• TASK INSTRUCTIONS: Print exactly the lines from the first one down to the line containing "var height = 796", both ends included, with no pictures and nothing else.
== INFORMATION SHOWN ==
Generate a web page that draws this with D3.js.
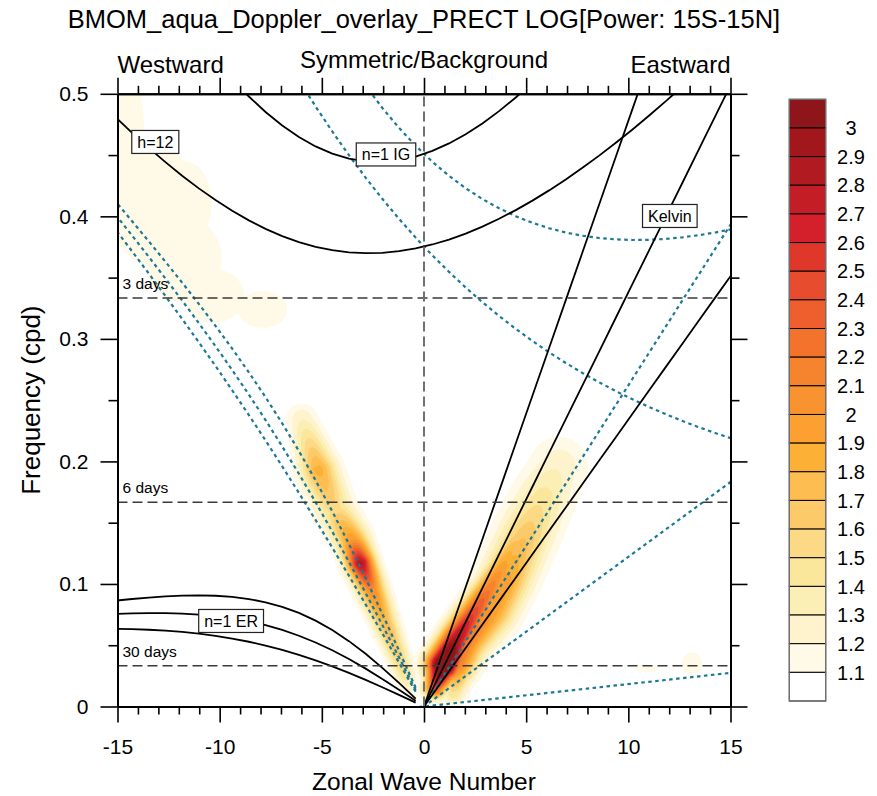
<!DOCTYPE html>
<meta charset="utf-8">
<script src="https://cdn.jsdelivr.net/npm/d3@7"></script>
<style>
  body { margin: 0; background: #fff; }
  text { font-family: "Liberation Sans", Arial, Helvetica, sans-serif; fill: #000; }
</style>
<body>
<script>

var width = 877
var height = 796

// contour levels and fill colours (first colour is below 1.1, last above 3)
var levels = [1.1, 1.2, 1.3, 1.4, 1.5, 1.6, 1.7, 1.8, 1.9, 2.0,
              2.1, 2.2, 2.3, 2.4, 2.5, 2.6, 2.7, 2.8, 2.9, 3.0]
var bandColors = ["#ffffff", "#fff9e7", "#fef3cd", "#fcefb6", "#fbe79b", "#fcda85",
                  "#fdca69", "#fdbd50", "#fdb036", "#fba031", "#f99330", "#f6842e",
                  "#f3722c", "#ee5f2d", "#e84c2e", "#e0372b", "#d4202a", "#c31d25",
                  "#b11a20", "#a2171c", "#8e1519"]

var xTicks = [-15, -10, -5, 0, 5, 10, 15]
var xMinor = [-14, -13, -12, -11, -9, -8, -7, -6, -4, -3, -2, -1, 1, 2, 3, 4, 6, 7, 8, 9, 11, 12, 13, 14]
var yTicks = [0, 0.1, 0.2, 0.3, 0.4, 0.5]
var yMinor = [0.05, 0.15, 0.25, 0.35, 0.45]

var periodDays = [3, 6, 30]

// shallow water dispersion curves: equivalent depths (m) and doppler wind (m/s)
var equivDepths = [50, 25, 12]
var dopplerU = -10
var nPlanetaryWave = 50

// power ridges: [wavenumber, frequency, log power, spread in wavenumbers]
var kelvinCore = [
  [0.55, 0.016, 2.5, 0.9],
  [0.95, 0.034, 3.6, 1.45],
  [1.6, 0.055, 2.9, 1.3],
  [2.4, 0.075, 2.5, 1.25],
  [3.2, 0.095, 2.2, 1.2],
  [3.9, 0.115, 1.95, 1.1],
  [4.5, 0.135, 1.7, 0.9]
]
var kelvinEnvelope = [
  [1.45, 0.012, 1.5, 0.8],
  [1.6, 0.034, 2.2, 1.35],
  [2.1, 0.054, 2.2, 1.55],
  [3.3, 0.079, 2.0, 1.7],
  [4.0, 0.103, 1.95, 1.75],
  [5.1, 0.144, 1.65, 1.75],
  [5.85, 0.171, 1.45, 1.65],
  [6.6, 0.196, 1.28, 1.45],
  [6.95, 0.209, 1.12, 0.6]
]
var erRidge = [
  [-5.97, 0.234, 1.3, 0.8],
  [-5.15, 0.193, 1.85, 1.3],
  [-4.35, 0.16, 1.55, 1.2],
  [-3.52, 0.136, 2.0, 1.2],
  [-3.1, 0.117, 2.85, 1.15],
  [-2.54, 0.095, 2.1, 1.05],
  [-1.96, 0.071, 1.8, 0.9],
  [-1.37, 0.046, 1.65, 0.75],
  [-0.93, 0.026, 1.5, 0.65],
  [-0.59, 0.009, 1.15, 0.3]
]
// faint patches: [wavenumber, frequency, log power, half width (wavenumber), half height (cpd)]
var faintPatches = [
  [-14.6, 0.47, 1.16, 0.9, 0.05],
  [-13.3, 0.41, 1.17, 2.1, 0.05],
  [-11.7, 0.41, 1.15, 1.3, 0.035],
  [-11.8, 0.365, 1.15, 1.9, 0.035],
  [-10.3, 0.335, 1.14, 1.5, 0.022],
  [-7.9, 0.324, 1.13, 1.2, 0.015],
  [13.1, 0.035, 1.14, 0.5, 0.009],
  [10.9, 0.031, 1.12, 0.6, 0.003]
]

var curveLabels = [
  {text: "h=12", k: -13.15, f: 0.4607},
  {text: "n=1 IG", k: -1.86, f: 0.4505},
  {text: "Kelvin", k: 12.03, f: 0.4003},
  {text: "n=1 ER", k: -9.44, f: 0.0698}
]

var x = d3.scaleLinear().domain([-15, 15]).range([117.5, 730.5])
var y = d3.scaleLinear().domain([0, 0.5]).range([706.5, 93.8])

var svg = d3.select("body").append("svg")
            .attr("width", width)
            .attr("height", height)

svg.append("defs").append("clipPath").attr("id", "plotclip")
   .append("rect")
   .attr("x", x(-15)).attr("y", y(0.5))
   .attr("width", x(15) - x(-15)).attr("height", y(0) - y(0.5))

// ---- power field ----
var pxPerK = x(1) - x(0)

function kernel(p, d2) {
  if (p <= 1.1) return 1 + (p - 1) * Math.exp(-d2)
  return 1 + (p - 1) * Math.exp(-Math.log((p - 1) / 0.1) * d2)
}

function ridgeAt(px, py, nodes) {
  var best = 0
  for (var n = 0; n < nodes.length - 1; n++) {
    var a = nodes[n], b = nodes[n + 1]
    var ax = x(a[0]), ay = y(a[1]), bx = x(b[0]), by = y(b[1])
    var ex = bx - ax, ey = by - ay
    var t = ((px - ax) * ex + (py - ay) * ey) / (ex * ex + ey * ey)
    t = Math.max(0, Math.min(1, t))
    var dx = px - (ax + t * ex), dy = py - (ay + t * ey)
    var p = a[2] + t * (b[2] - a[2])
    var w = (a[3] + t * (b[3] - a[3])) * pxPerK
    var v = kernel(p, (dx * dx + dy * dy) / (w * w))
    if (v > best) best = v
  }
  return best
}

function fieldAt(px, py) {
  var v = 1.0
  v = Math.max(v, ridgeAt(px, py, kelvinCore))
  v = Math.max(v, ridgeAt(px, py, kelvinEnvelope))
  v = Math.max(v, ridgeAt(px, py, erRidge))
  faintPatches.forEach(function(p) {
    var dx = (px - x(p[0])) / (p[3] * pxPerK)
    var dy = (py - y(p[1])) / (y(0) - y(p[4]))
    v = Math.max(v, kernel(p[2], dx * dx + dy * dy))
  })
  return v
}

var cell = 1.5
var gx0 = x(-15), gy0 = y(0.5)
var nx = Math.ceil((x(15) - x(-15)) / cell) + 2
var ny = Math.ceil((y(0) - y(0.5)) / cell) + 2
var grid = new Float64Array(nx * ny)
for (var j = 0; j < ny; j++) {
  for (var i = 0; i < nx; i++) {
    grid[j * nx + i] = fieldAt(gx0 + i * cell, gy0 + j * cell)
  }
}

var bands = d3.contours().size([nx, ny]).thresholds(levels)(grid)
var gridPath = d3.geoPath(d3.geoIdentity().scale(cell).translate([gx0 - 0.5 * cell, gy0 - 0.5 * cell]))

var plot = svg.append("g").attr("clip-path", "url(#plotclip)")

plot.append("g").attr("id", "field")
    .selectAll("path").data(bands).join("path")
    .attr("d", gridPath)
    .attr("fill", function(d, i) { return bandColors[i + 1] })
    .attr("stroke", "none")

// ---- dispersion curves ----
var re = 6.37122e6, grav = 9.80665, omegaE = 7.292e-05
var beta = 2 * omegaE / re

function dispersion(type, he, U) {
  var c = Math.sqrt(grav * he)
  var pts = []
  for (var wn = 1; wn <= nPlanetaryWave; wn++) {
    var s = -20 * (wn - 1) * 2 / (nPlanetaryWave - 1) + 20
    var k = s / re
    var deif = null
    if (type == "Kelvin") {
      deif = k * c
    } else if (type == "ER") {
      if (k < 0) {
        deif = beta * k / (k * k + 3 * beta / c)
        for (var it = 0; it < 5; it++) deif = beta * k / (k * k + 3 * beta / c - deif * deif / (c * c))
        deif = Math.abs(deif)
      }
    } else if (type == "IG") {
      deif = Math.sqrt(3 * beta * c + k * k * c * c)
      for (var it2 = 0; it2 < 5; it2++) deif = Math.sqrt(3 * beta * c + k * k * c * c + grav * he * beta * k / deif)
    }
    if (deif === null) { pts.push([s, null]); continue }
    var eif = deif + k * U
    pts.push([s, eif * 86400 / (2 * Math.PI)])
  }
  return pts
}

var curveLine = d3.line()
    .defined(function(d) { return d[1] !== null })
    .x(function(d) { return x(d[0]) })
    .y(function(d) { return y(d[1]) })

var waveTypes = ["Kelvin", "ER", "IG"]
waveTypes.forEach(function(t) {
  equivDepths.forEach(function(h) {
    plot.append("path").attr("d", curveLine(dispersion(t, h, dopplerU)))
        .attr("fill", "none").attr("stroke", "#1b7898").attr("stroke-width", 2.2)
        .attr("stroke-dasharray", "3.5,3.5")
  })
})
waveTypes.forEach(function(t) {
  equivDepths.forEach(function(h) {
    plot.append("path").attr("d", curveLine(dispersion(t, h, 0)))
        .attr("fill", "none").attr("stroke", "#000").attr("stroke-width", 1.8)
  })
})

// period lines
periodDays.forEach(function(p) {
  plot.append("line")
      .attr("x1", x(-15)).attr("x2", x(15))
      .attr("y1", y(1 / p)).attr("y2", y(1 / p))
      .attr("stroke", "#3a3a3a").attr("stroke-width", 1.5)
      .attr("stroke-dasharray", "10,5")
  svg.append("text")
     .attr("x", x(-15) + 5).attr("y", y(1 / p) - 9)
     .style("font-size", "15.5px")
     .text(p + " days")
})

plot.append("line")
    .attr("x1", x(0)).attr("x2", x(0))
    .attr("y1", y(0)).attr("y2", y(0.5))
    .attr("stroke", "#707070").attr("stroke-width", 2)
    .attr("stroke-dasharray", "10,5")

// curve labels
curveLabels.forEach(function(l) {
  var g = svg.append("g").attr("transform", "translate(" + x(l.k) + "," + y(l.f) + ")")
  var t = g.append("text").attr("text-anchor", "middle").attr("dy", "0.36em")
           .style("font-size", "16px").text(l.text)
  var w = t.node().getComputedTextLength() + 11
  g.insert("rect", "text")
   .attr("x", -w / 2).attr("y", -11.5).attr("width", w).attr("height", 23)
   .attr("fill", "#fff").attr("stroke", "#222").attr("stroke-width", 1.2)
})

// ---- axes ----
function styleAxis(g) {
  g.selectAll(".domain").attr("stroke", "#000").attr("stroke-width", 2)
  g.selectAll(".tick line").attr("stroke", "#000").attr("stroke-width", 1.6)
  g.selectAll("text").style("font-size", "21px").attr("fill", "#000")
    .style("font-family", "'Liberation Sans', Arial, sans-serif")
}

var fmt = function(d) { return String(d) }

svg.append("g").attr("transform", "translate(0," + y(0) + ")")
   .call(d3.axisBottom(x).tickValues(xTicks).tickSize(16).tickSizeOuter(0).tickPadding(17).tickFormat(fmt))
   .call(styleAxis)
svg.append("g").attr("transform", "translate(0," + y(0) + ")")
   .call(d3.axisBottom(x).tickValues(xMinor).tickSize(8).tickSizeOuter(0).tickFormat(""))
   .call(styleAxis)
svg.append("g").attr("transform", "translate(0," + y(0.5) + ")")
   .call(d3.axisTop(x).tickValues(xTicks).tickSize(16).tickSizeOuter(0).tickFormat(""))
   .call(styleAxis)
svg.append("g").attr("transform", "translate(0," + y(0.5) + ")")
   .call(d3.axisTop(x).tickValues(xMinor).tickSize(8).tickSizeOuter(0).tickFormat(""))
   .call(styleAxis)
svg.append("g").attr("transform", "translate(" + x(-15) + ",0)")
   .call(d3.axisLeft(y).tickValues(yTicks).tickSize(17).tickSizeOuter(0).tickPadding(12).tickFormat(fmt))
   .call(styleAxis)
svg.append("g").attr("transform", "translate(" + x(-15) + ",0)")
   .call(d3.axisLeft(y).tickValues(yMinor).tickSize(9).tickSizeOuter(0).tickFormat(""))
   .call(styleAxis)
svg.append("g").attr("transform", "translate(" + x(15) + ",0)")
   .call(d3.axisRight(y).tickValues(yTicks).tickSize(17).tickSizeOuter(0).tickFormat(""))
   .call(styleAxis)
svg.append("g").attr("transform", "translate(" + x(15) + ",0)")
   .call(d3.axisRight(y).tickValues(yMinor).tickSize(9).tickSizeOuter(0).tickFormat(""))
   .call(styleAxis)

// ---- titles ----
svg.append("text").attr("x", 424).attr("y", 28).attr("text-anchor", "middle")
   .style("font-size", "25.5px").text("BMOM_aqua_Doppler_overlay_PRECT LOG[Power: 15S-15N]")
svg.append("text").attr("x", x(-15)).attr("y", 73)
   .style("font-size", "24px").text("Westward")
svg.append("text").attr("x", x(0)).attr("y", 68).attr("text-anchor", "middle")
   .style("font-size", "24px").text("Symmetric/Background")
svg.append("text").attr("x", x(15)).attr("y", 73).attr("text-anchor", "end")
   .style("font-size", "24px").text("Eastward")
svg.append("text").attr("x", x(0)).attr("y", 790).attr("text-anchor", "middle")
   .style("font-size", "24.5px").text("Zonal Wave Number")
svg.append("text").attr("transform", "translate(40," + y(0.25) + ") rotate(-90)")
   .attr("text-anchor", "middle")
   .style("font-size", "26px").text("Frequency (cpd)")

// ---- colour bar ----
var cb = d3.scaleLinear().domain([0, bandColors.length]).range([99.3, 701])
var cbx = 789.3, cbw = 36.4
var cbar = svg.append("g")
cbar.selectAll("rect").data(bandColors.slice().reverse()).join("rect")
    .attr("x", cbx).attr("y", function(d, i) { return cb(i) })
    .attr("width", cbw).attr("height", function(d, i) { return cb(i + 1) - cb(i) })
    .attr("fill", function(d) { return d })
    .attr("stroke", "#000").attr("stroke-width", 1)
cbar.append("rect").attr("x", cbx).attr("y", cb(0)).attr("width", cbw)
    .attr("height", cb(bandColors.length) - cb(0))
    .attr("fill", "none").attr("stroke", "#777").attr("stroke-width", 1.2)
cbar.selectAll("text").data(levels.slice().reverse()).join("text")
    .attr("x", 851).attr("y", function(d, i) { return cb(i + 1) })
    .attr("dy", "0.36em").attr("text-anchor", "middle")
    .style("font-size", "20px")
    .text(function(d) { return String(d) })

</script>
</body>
===
• EXERCISE ANSWER:
Generate a web page that draws this with D3.js.
<!DOCTYPE html>
<meta charset="utf-8">
<script src="https://cdn.jsdelivr.net/npm/d3@7"></script>
<style>
  body { margin: 0; background: #fff; }
  text { font-family: "Liberation Sans", Arial, Helvetica, sans-serif; fill: #000; }
</style>
<body>
<script>

var width = 877
var height = 796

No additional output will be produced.